Justifications for allowing DMH-11

  • In an ordinary situation, hybrids can be obtained by cross-pollination of two varieties of the same species. But the case of Mustard is different as natural hybridization isn’t possible in Mustard because its flowers contain both female (pistil) and male (stamen) reproductive organs. Hence Genetic Modification is the only way to make High Yielding Variety (HYV).
  • Moreover, India is importing 15 million tonnes of edible oils. Hence, there is a need to raise domestic crop yields.  
  • Cotton-seed oil from Bt cotton is already used in India and is perfectly safe. Cotton-seed oil is the second largest produced edible oil in the country (1.4 million tonnes) after Mustard (2 million tonnes).

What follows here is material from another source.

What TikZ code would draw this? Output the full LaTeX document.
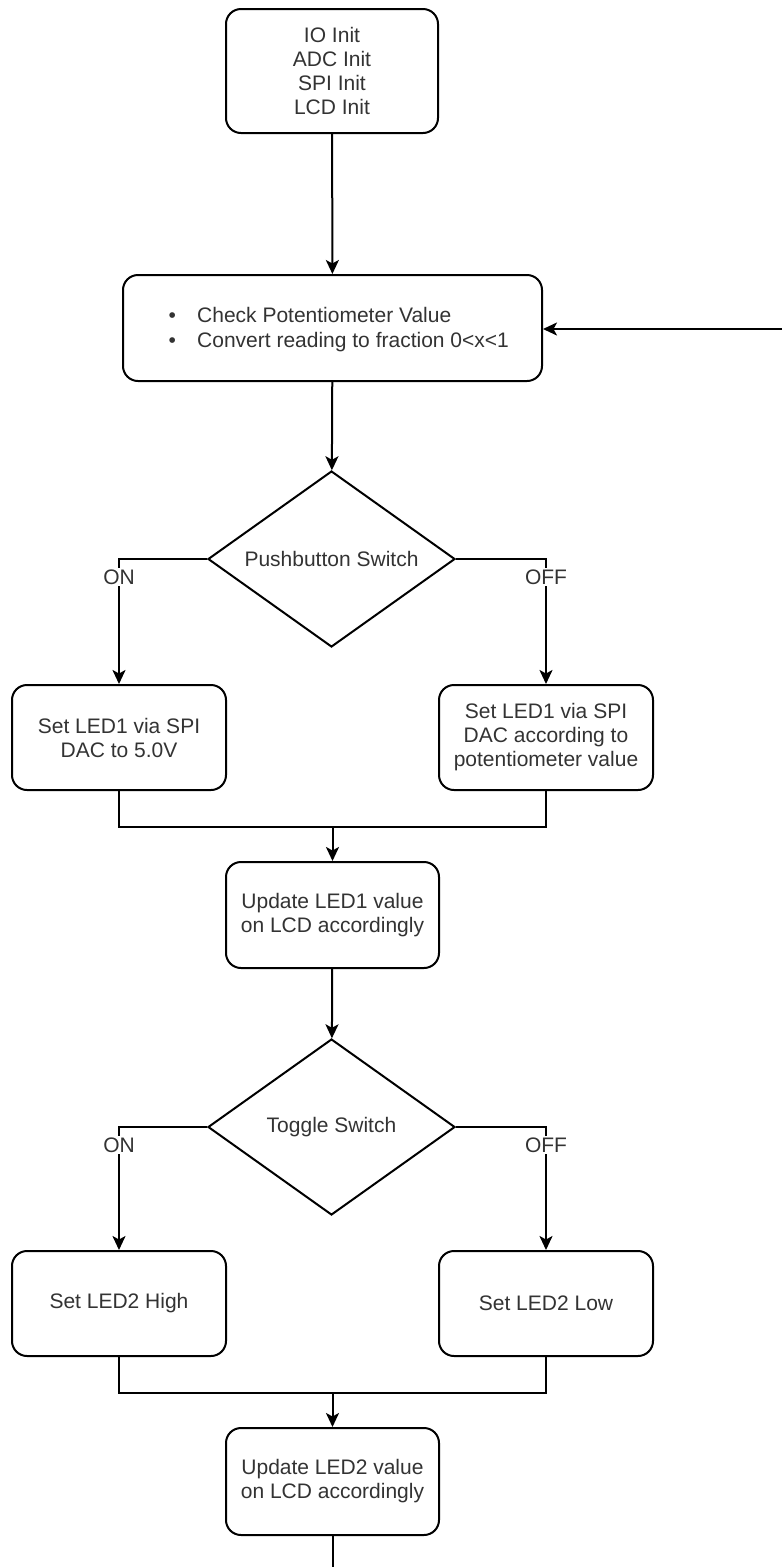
\documentclass[tikz,border=0pt]{standalone}
\usepackage{fontspec}
\setmainfont{Liberation Sans}
\usepackage{tikz}
\usetikzlibrary{shapes.geometric,arrows.meta}
\definecolor{txt}{HTML}{333333}
\begin{document}
\begin{tikzpicture}[x=1pt,y=-1pt,
  every node/.style={font=\fontsize{21}{24}\selectfont, text=txt},
  box/.style={draw=black, line width=2pt, rounded corners=15pt, align=center, inner sep=0pt},
  dec/.style={draw=black, diamond, line width=2pt, inner sep=0pt, minimum width=247pt, minimum height=176pt},
  conn/.style={draw=black, line width=2pt},
  arr/.style={conn, -{Stealth[length=14pt,width=13pt,inset=3.5pt]}},
  lbl/.style={fill=white, inner sep=1.5pt}]
\useasboundingbox (0,0) rectangle (782,1567);
\fill[white] (0,0) rectangle (782,1567);

% nodes
\node[box, minimum width=212pt, minimum height=124pt] (b1) at (332,71) {IO Init\\ADC Init\\SPI Init\\LCD Init};
\node[box, minimum width=419pt, minimum height=106pt] (b2) at (332.5,328) {};
\node[anchor=west, align=left, inner sep=0pt] (lst) at (168.5,329.5)
  {\makebox[28.5pt][l]{\textbullet}Check Potentiometer Value\\[1pt]\makebox[28.5pt][l]{\textbullet}Convert reading to fraction 0<x<1};
\node[dec, label=center:{Pushbutton Switch}] (d1) at (331.5,559) {};
\node[box, minimum width=214pt, minimum height=105pt] (b3) at (119,737.5) {Set LED1 via SPI\\DAC to 5.0V};
\node[box, minimum width=214pt, minimum height=105pt] (b4) at (546,737.5) {Set LED1 via SPI\\DAC according to\\potentiometer value};
\node[box, minimum width=213pt, minimum height=106pt] (b5) at (332.5,915) {Update LED1 value\\on LCD accordingly};
\node[dec, label=center:{Toggle Switch}] (d2) at (331.5,1127) {};
\node[box, minimum width=214pt, minimum height=105pt] (b6) at (119,1303.5) {Set LED2 High};
\node[box, minimum width=214pt, minimum height=105pt] (b7) at (546,1303.5) {Set LED2 Low};
\node[box, minimum width=213pt, minimum height=107pt] (b8) at (332.5,1481.5) {Update LED2 value\\on LCD accordingly};

\coordinate (j1) at (332.5,827);
\coordinate (j2) at (332.5,1393);
\coordinate (loopin) at (790,329);
\coordinate (bottom) at (332.5,1580);

% connectors
\draw[arr] (b1) -- (b2);
\draw[arr] (loopin) -- (b2.east |- loopin);
\draw[arr] (b2) -- (d1);
\draw[arr] (d1.west) -| (b3.north);
\draw[arr] (d1.east) -| (b4.north);
\draw[conn] (b3.south) |- (j1) -| (b4.south);
\draw[arr] (j1) -- (b5.north);
\draw[arr] (b5) -- (d2);
\draw[arr] (d2.west) -| (b6.north);
\draw[arr] (d2.east) -| (b7.north);
\draw[conn] (b6.south) |- (j2) -| (b7.south);
\draw[arr] (j2) -- (b8.north);
\draw[conn] (b8.south) -- (bottom);

% branch labels
\node[lbl] (on1) at (119,577) {ON};
\node[lbl] (off1) at (546,577) {OFF};
\node[lbl] (on2) at (119,1145) {ON};
\node[lbl] (off2) at (546,1145) {OFF};
\end{tikzpicture}
\end{document}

  • India is already importing GM oil: India imports 3 million tonnes of soyabean oil annually, predominantly Genetically Modified.  
  • The developer is a government-funded institution (Centre for Genetic Manipulation of Crop Plants at Delhi University), as opposed to BT cotton, which is the intellectual property of multinational, namely Monsanto.


  • Another gene has been inserted into DMH-11 which makes it resistant to herbicide named Basta. It will compel farmers to use specific herbicides and be dependent on one company (i.e. Bayer) having a monopoly over pesticides.